Pelos critérios do Congresso, a pensão deve ser paga até a filha se casar, ter uma união estável ou conseguir um emprego público permanente. Mesmo ao completar 21 anos, a filha solteira mantém o direito.
Uma das maiores pensões do Congresso, segundo o Estadão, é paga à filha de um ex-analista do Senado. Ela ganha R$ 35.858,94 por mês, em valores brutos, desde 1989. Outras 29 mulheres recebem, cada, R$ 29.432,27 de pensão por serem dependentes de ex-servidores da Casa. Todas estão incluídas na categoria “filha maior solteira” na folha de pagamento.
Também a filha de um ex-deputado por São Paulo, que morreu em 1974, após nove anos de atuação legislativa, consta da relação de beneficiárias da Câmara. Solteira no cadastro da Câmara, a pensionista Helena Hirata mora há 49 anos em Paris e recebe R$ 16.881,50 mensais. Filósofa e pesquisadora, ela atua em um centro de pesquisa da capital francesa.
A pesquisadora admitiu ao jornal não depender da pensão, já que, diz, tem outras fontes de renda, inclusive como aposentada do centro de pesquisas francês. Disse, ainda, que o montante era automaticamente repassado à mãe dela. “Ela faleceu em 2016 e desde então a pensão fica na minha conta”, afirmou Helena, que tem 73 anos.
O que ela recebe é o mesmo valor da pensão que ganha a filha de um ex-deputado federal do antigo Estado da Guanabara, unidade da federação extinta há 44 anos. o parlamentar, empossado em 1967, morreu três anos depois, e sua herdeira entrou no cadastro de pensionistas, de onde nunca mais saiu.
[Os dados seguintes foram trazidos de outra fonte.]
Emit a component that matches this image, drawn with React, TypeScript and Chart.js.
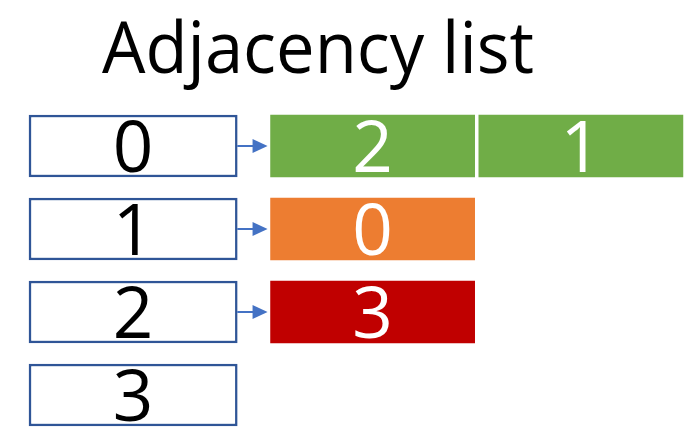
import React, { useEffect, useRef } from "react";
import { Chart, registerables } from "chart.js";

Chart.register(...registerables);

// ---- data ----
const TITLE = "Adjacency list";
const nodes: string[] = ["0", "1", "2", "3"];
const adjacency: number[][] = [[2, 1], [0], [3], []];
const rowColors: string[] = ["#70AD47", "#ED7D31", "#C00000", "#A5A5A5"];

// ---- layout constants (column units) ----
const NODE_START = 0;
const NODE_END = 1;
const CELL_START = 1.16;
const CELL_WIDTH = 0.98;
const X_MAX = 3.15;
const MAX_CELLS = Math.max(...adjacency.map((a) => a.length));

const FONT_FAMILY = '"Open Sans", "Noto Sans", sans-serif';
const NODE_BORDER = "#2F5597";
const ARROW_COLOR = "#4472C4";

const overlayPlugin = {
  id: "adjOverlay",
  afterDatasetsDraw(chart: any) {
    const ctx: CanvasRenderingContext2D = chart.ctx;
    ctx.save();
    // title
    ctx.fillStyle = "#000000";
    ctx.font = `71px ${FONT_FAMILY}`;
    ctx.textAlign = "center";
    ctx.textBaseline = "alphabetic";
    ctx.fillText(TITLE, 318, 73, 432);

    // labels
    ctx.font = `71px ${FONT_FAMILY}`;
    chart.data.datasets.forEach((ds: any, di: number) => {
      const meta = chart.getDatasetMeta(di);
      meta.data.forEach((el: any, i: number) => {
        const txt = ds.cellText ? ds.cellText[i] : null;
        if (txt === null || txt === undefined) return;
        const p = el.getProps(["x", "base", "y"], true);
        const cx = (p.x + p.base) / 2;
        const m = ctx.measureText(txt);
        const asc = m.actualBoundingBoxAscent || 51;
        ctx.fillStyle = ds.textColor;
        ctx.fillText(txt, cx, p.y + asc / 2);
      });
    });

    // arrows
    const nodeMeta = chart.getDatasetMeta(0);
    const firstCellMeta = chart.getDatasetMeta(1);
    adjacency.forEach((list, i) => {
      if (!list.length) return;
      const n = nodeMeta.data[i].getProps(["x", "y"], true);
      const c = firstCellMeta.data[i].getProps(["base", "y"], true);
      const y = n.y;
      const tip = c.base - 3;
      const headLen = 15;
      ctx.strokeStyle = ARROW_COLOR;
      ctx.fillStyle = ARROW_COLOR;
      ctx.lineWidth = 2;
      ctx.beginPath();
      ctx.moveTo(n.x, y);
      ctx.lineTo(tip - headLen + 1, y);
      ctx.stroke();
      ctx.beginPath();
      ctx.moveTo(tip, y);
      ctx.lineTo(tip - headLen, y - 7);
      ctx.lineTo(tip - headLen, y + 7);
      ctx.closePath();
      ctx.fill();
    });
    ctx.restore();
  },
};

export default function App() {
  const canvasRef = useRef<HTMLCanvasElement | null>(null);

  useEffect(() => {
    if (!canvasRef.current) return;
    const nodeDataset: any = {
      label: "nodes",
      data: nodes.map(() => [NODE_START, NODE_END]),
      backgroundColor: "#FFFFFF",
      borderColor: NODE_BORDER,
      borderWidth: 2.5,
      borderSkipped: false,
      barThickness: 62,
      grouped: false,
      cellText: nodes,
      textColor: "#000000",
    };
    const cellDatasets: any[] = [];
    for (let k = 0; k < MAX_CELLS; k++) {
      cellDatasets.push({
        label: `cell ${k}`,
        data: adjacency.map((a) =>
          a[k] !== undefined ? [CELL_START + k, CELL_START + k + CELL_WIDTH] : null
        ),
        backgroundColor: rowColors,
        borderWidth: 0,
        barThickness: 62,
        grouped: false,
        cellText: adjacency.map((a) => (a[k] !== undefined ? String(a[k]) : null)),
        textColor: "#FFFFFF",
      });
    }
    const chart = new Chart(canvasRef.current, {
      type: "bar",
      data: { labels: nodes, datasets: [nodeDataset, ...cellDatasets] },
      options: {
        indexAxis: "y",
        animation: false,
        responsive: false,
        devicePixelRatio: 1,
        layout: { padding: { left: 29, right: 11, top: 146, bottom: 37 } },
        scales: {
          x: { type: "linear", min: 0, max: X_MAX, display: false },
          y: { type: "category", offset: false, display: false },
        },
        datasets: { bar: { clip: false } as any },
        plugins: {
          legend: { display: false },
          tooltip: { enabled: false },
          title: { display: false },
        },
      } as any,
      plugins: [overlayPlugin],
    });
    return () => chart.destroy();
  }, []);

  return (
    <div style={{ position: "absolute", left: 0, top: 0, width: 696, height: 432, background: "#fff" }}>
      <canvas ref={canvasRef} width={696} height={432} style={{ display: "block" }} />
    </div>
  );
}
A Câmara e o Senado admitem que dependem das próprias pensionistas para atualizar os cadastros. “O Senado fiscaliza, anualmente, a condição de ‘solteira’ das pensionistas por meio do recadastramento anual obrigatório que elas realizam, sob risco de suspensão ou cancelamento da pensão”, informou a Casa, em nota.
Já a Câmara não respondeu ao pedido de esclarecimento.
Não é benefício exclusivo do Legislativo a pensão para filhas solteiras: isso é feito também a pensionistas da União e do Judiciário. Até 2014, a despesa total custava R$ 2,2 bilhões, incluindo pensões civis e militares. O valor foi levantado em auditoria recente feita pelo TCU.
Em 2016, a Corte de Contas apontou 19 mil pagamentos com suspeitas de serem indevidos para filhas solteiras mapeadas em 121 órgãos da administração pública direta federal.
A fiscalização ocorreu depois de o TCU ser confrontado com denúncias de irregularidades na Câmara. As suspeitas estavam tanto na outorga quanto na manutenção de pensões especiais a filhas de ex-servidores e de ex-parlamentares.
O acórdão atacou pagamentos a filhas solteiras que eram, ao mesmo tempo, beneficiárias e detentoras de atividades remuneradas nos setores público e privado. Para o TCU, a “dependência econômica” deveria ser comprovada para que os benefícios fossem mantidos. Qualquer remuneração superior ao teto do INSS representaria independência financeira e, portanto, no entendimento da Corte, suspenderia a pensão.
A interpretação do TCU fez com que os órgãos federais, inclusive o Congresso, suspendesse as pensões. Entretanto, na prática, pouco mudou: as beneficiárias passaram a pleitear a manutenção das pensões no Supremo Tribunal Federal (STF) e foram atendidas.
Em setembro de 2019, o ministro Edson Fachin, do STF, suspendeu o acórdão do TCU e manteve a interpretação original da lei. Para o magistrado, devem perder o benefício apenas as pensionistas que casarem ou assumirem “cargo público permanente”.